#### Problem to work on
Reproduce nothing but the lines from the start of the material through the line that includes "const yTicks = [0, 0.1, 0.2, 0.3, 0.4, 0.5, 0.6];", both ends included, and omit every picture.

++++ Data entries ++++

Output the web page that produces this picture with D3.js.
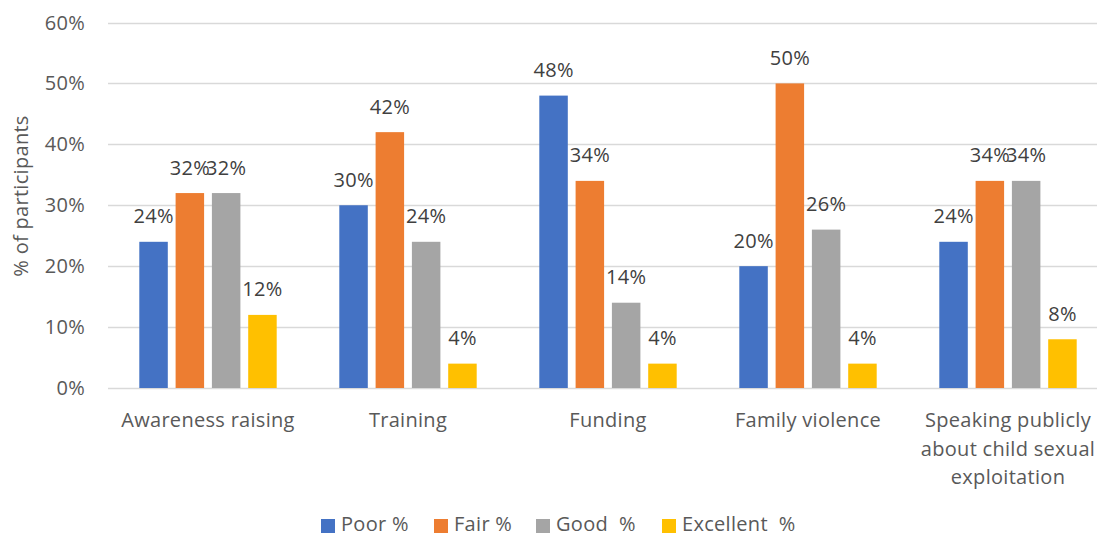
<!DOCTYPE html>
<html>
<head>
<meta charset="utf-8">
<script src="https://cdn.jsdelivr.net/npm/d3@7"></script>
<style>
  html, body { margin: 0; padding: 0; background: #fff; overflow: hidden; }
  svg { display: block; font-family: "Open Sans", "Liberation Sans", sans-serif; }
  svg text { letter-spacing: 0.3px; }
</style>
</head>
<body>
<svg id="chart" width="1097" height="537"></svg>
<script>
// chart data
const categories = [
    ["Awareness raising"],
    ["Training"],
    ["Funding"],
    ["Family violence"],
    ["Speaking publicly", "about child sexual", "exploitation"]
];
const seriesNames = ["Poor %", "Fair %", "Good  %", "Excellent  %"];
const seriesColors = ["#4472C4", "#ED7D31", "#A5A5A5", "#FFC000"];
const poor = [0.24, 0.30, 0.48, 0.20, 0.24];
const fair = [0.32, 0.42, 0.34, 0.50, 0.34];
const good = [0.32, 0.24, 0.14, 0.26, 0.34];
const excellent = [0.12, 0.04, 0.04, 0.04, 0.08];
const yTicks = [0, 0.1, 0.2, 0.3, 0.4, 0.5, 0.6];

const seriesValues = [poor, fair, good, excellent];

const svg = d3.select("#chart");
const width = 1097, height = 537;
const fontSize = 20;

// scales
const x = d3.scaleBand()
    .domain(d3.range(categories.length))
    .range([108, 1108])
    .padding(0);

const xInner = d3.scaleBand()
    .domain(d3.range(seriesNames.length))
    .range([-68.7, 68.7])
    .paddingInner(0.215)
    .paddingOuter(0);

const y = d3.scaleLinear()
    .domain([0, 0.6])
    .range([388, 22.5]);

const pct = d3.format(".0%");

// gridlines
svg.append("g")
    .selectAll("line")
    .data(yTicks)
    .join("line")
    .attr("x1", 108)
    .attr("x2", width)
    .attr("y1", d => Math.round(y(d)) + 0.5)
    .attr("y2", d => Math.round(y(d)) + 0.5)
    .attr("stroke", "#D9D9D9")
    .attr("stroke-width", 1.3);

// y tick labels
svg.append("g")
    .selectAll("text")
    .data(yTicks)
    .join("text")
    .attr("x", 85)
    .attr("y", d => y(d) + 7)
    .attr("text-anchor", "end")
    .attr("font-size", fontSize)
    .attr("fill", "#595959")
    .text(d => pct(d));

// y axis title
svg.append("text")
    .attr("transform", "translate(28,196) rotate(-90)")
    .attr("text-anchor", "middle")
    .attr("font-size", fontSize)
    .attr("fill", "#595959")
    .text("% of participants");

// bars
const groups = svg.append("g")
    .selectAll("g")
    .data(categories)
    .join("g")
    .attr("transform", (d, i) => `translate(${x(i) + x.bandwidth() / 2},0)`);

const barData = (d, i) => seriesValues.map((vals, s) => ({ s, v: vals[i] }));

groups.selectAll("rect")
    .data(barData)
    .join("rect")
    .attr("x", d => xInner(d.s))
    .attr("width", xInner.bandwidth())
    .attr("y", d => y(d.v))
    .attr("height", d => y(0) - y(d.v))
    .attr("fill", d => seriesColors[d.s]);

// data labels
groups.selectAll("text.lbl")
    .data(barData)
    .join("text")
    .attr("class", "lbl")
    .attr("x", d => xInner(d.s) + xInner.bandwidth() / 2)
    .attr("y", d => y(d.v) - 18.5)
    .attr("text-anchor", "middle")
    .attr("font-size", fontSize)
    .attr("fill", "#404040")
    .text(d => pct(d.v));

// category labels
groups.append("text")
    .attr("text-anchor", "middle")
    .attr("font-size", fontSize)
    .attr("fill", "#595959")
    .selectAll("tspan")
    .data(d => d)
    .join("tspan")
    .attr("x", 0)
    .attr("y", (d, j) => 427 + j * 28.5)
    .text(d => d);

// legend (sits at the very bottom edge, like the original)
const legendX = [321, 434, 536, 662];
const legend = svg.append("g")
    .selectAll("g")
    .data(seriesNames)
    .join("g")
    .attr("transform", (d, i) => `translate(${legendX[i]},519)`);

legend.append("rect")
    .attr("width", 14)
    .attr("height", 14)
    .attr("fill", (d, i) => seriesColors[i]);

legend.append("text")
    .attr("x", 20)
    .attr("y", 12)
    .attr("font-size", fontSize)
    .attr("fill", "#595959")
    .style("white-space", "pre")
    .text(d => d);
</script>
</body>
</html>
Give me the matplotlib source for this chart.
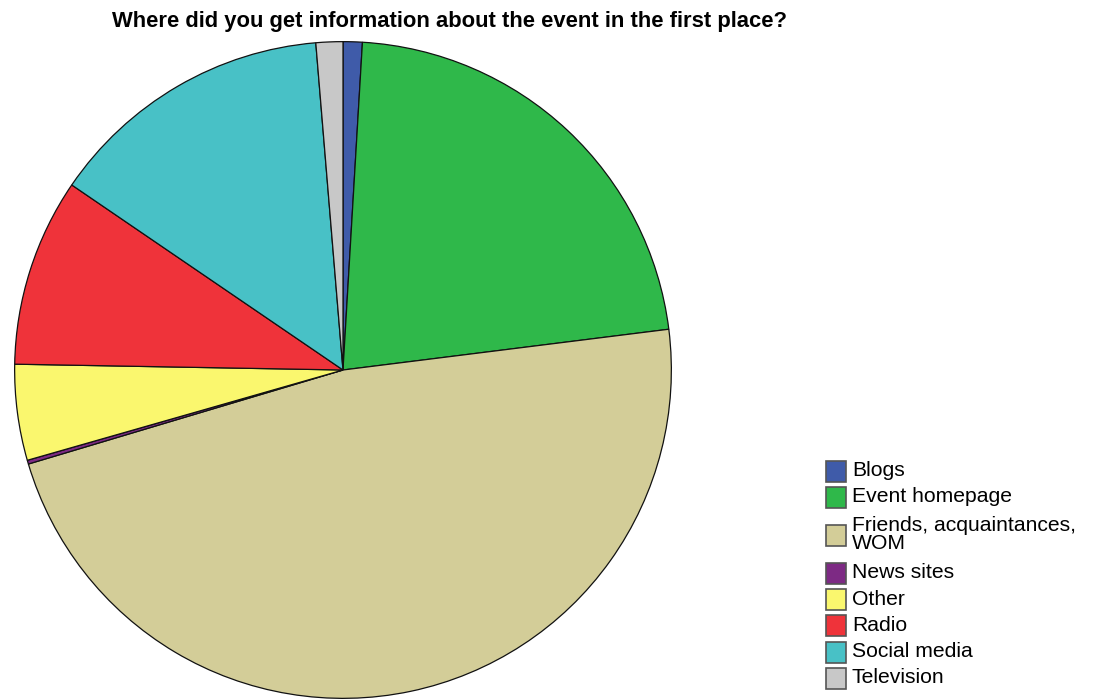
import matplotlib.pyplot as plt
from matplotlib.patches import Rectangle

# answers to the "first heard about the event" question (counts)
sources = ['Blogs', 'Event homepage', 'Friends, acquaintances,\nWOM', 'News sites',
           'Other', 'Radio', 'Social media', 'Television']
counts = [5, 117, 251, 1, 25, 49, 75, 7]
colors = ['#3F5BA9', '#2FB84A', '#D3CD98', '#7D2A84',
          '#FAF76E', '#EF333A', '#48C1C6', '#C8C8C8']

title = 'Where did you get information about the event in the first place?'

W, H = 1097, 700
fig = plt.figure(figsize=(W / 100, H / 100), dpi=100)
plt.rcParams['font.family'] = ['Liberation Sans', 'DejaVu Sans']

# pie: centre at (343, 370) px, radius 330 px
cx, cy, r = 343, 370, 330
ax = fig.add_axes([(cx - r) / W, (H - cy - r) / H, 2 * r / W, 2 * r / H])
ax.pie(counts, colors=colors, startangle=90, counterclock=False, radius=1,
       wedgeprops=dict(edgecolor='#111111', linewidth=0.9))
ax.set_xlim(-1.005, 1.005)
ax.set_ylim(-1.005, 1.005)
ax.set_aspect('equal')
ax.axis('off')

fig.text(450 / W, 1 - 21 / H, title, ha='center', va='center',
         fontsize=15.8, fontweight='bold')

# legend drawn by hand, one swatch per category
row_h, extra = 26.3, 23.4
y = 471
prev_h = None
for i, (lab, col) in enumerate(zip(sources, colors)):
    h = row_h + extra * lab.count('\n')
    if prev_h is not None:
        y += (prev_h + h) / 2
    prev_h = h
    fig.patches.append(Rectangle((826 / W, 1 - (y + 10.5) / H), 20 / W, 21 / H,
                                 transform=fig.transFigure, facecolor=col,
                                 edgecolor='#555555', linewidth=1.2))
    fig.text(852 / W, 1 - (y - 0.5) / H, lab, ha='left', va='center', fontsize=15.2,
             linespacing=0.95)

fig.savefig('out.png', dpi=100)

++++

#### Reply to the task
Output the web page that produces this picture with D3.js.
<!DOCTYPE html>
<html>
<head>
<meta charset="utf-8">
<script src="https://cdn.jsdelivr.net/npm/d3@7"></script>
<style>
  html, body { margin: 0; padding: 0; background: #fff; overflow: hidden; }
  svg { display: block; font-family: "Open Sans", "Liberation Sans", sans-serif; }
  svg text { letter-spacing: 0.3px; }
</style>
</head>
<body>
<svg id="chart" width="1097" height="537"></svg>
<script>
// chart data
const categories = [
    ["Awareness raising"],
    ["Training"],
    ["Funding"],
    ["Family violence"],
    ["Speaking publicly", "about child sexual", "exploitation"]
];
const seriesNames = ["Poor %", "Fair %", "Good  %", "Excellent  %"];
const seriesColors = ["#4472C4", "#ED7D31", "#A5A5A5", "#FFC000"];
const poor = [0.24, 0.30, 0.48, 0.20, 0.24];
const fair = [0.32, 0.42, 0.34, 0.50, 0.34];
const good = [0.32, 0.24, 0.14, 0.26, 0.34];
const excellent = [0.12, 0.04, 0.04, 0.04, 0.08];
const yTicks = [0, 0.1, 0.2, 0.3, 0.4, 0.5, 0.6];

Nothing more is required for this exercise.